What makes postmodern conservatism distinct from earlier iterations is its adaptation to the norms of the surrounding culture. One of the most frustrating examples is the way they play coy with anti-Enlightenment themes. Rather than arguing directly for homophobic practices, a postmodern conservative may express anger about what “groomers” are doing to children before withdrawing into layers of ironic dissociation or strategic skepticism when asked for proof. Postmodern conservatives will form distinctly online networks which rebrand and recode themselves indefinitely; making it very hard to keep track of who participates on the far right or even what they are trying to achieve complete with “in group” lingo using terms like “longhouse”, “groomer”, “cathedral”, and so forth.

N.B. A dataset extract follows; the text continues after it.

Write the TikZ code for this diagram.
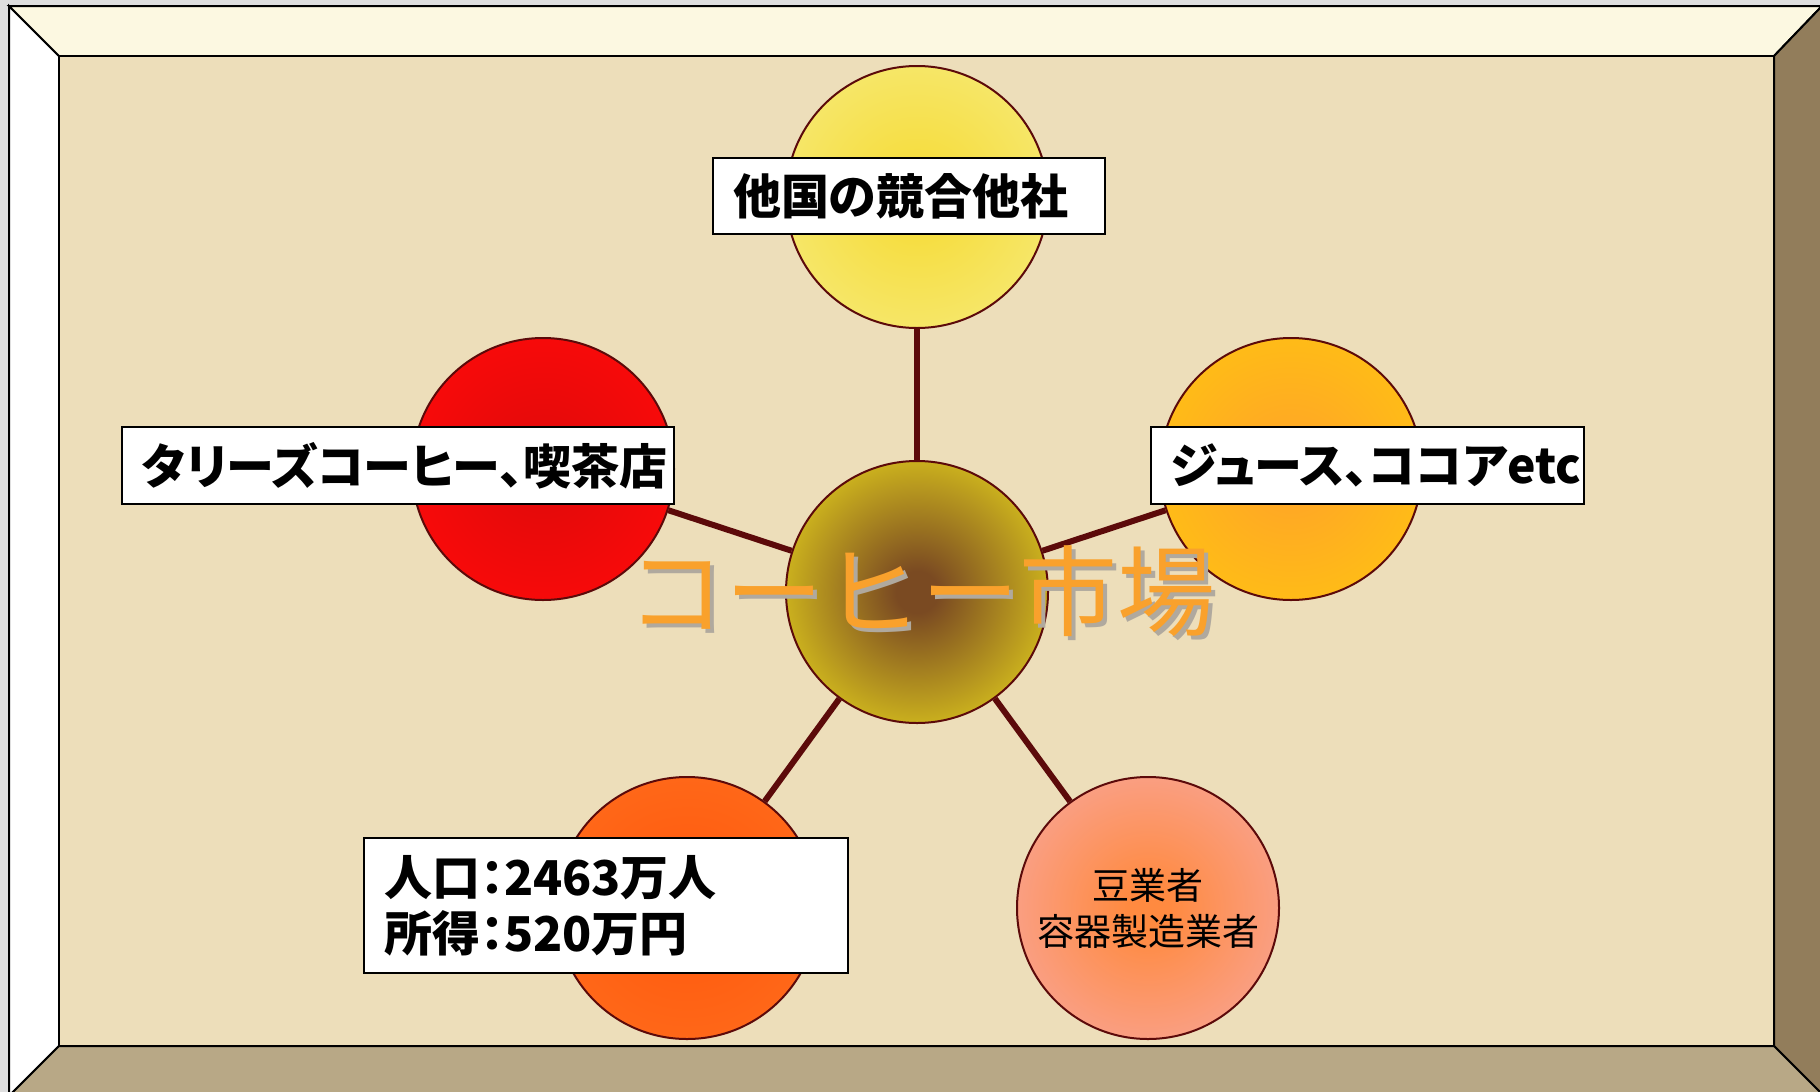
\documentclass[tikz,border=0pt]{standalone}
\usepackage{fontspec}
\newfontfamily\jp[RawFeature=+palt]{Noto Sans CJK JP}
\newfontfamily\jpwide{Noto Sans CJK JP}

\definecolor{linkred}{HTML}{5C0A0A}
\definecolor{paper}{HTML}{EDDEBA}
\definecolor{bevtop}{HTML}{FCF8E1}
\definecolor{bevright}{HTML}{927D5B}
\definecolor{bevbot}{HTML}{B8A886}
\definecolor{outgray}{HTML}{DEDEDE}
\definecolor{mktorange}{HTML}{F9A12C}
\definecolor{shadowgray}{HTML}{B0A99E}
% circle colours
\definecolor{mktin}{HTML}{7A4A22}   \definecolor{mktout}{HTML}{E8D61C}
\definecolor{rivalin}{HTML}{F6DC3A} \definecolor{rivalout}{HTML}{F6EA78}
\definecolor{cafein}{HTML}{E20A0A}  \definecolor{cafeout}{HTML}{FF0A0A}
\definecolor{drinkin}{HTML}{FFA626} \definecolor{drinkout}{HTML}{FFC312}
\definecolor{popin}{HTML}{FF5A0E}   \definecolor{popout}{HTML}{FF6C1C}
\definecolor{beanin}{HTML}{FF8A40}  \definecolor{beanout}{HTML}{F8A69A}
\colorlet{ballin}{white}
\colorlet{ballout}{white}

\pgfdeclareradialshading[ballin,ballout]{ball}{\pgfpoint{0bp}{0bp}}{%
  color(0bp)=(ballin); color(4bp)=(ballin); color(33bp)=(ballout); color(50bp)=(ballout)}

\pgfdeclarelayer{back}
\pgfdeclarelayer{links}
\pgfsetlayers{back,links,main}

\tikzset{
  bevel/.style={draw=black, line width=1pt, line join=miter},
  ball/.style={circle, draw=linkred, line width=1pt, minimum size=131pt,
    inner sep=0pt, shading=ball, /utils/exec={\colorlet{ballin}{#1in}\colorlet{ballout}{#1out}}},
  link/.style={draw=linkred, line width=3pt},
  tag/.style={draw=black, fill=white, line width=0.8pt, inner xsep=10pt, inner ysep=0pt,
    align=left, font=\jp\bfseries\fontsize{24}{28}\selectfont},
  bigtxt/.style={font=\jpwide\fontsize{49}{49}\selectfont, inner sep=0pt}
}

\begin{document}
\begin{tikzpicture}[x=0.5pt,y=-0.5pt]
\useasboundingbox (0,0) rectangle (1820,1092);

% frame
\begin{pgfonlayer}{back}
\fill[outgray] (0,0) rectangle (1820,1092);
\filldraw[bevel, fill=white] (9,6) -- (59,56) -- (59,1046) -- (9,1096) -- cycle;
\filldraw[bevel, fill=bevtop] (9,6) -- (1822,6) -- (1774,56) -- (59,56) -- cycle;
\filldraw[bevel, fill=bevright] (1822,6) -- (1774,56) -- (1774,1046) -- (1824,1096) -- cycle;
\filldraw[bevel, fill=bevbot] (59,1046) -- (1774,1046) -- (1824,1096) -- (9,1096) -- cycle;
\filldraw[bevel, fill=paper] (59,56) rectangle (1774,1046);
\end{pgfonlayer}

% circles
\node[ball=mkt] (mkt) at (917,592) {};
\node[ball=rival] (rival) at (917,197) {};
\node[ball=cafe] (cafe) at (543,469) {};
\node[ball=drink] (drink) at (1291,469) {};
\node[ball=pop] (pop) at (687,908) {};
\node[ball=bean, font=\jpwide\fontsize{18.5}{23}\selectfont, align=center] (bean) at (1148,908)
  {豆業者\\容器製造業者};

\begin{pgfonlayer}{links}
\foreach \n in {rival,cafe,drink,pop,bean}
  \draw[link] (mkt) -- (\n);
\end{pgfonlayer}

% title with its shadow
\node[bigtxt] (mkttxt) at (921,593)
  {\makebox[0pt][l]{\hspace{2pt}\raisebox{-2pt}{\textcolor{shadowgray}{コーヒー市場}}}%
   \textcolor{mktorange}{コーヒー市場}};

% labels
\node[tag, text width=176pt, minimum height=38pt] (rivaltag) at (909,196) {他国の競合他社};
\node[tag, text width=256pt, minimum height=38.5pt] (cafetag) at (398,465.5) {タリーズコーヒー、喫茶店};
\node[tag, text width=196.5pt, minimum height=38.5pt] (drinktag) at (1367.5,465.5) {ジュース、ココアetc};
\node[tag, text width=222pt, minimum height=67.5pt] (poptag) at (606,905.5)
  {人口：2463万人\\所得：520万円};
\end{tikzpicture}
\end{document}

The Enlightenment project is under attack from extremists on both the right and the left. Powerful figures like Ron DeSantis and Marjorie Taylor Greene have mobilized around anti-LGBT and anti-“groomer” conspiracy theories as part of the most sustained campaign against LGBT rights in many years. In better understanding the roots of postmodern thinking, as well as its bipartisan and often horseshoe nature, we can better recognize and refute it. Under the stewardship of “modernity” — liberal democracy, reason, science, and universal principles — Western society has made incredible strides on virtually every quantifiable metric related to human flourishing and human rights. The attempts by our growing fringes to upset this progress are well worth resisting.